WMYM (990 AM) is a radio station licensed to Kendall, Florida, serving the Miami metropolitan area with a Spanish language talk format, simulcasting WWFE.

History

WFAB "La Fabulosa" broadcast a Spanish-language format on 990 from 1962 to 1977; the station, however, lost its license due to fraudulent billing practices. The demise of WFAB led to a multi-year fight for the license, ultimately won by Community Broadcasting Company. The unbuilt construction permit was sold to W.R.A. Broadcasting in 1996 and went on air in 1997 was WFBA. (The WFAB call letters had been assigned in the intervening 20 years to a station in Puerto Rico.) While WFAB's tower site used a six-tower inline array, WMYM uses a six-tower parallelogram; the pattern had to be tightened because of an upgrade to WHSR, a Pompano Beach station on 980.

In 1999, Disney acquired WFAB for its Radio Disney children's network, launching the format on September 17, 1999. The next day, ABC Radio changed 990 AM's calls to WMYM (as in Disney character Mickey Mouse).
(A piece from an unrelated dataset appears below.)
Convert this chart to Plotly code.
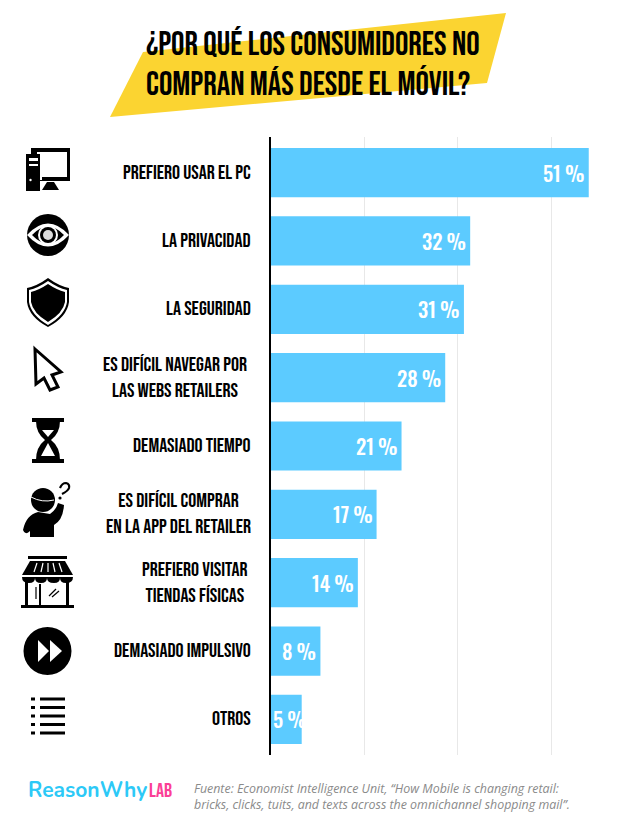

On August 13, 2014, Disney put WMYM and twenty-two other Radio Disney stations up for sale, in order to focus more on digital distribution of the Radio Disney network.

On February 12, 2015, Enrique Cusco's Actualidad Radio Group (owner of the Spanish news/talk trimulcast WLVJ, WURN and WURN-FM) announced that it would acquire WMYM (from ABC Radio/Radio Disney Group), for a price of $2,100,000. The sale was completed on May 29, 2015

The station discontinued its Radio Disney affiliation and went silent on June 11, 2015. WMYM returned to the air, and switched to sports programming from ESPN Deportes Radio, which effectively continued Disney's programming of the station. WMYM served as the flagship station for ESPN Deportes Radio's programming.

After ESPN Deportes Radio was discontinued September 8, 2019, WMYM became the flagship station of the newly launched Unanimo Deportes Radio network.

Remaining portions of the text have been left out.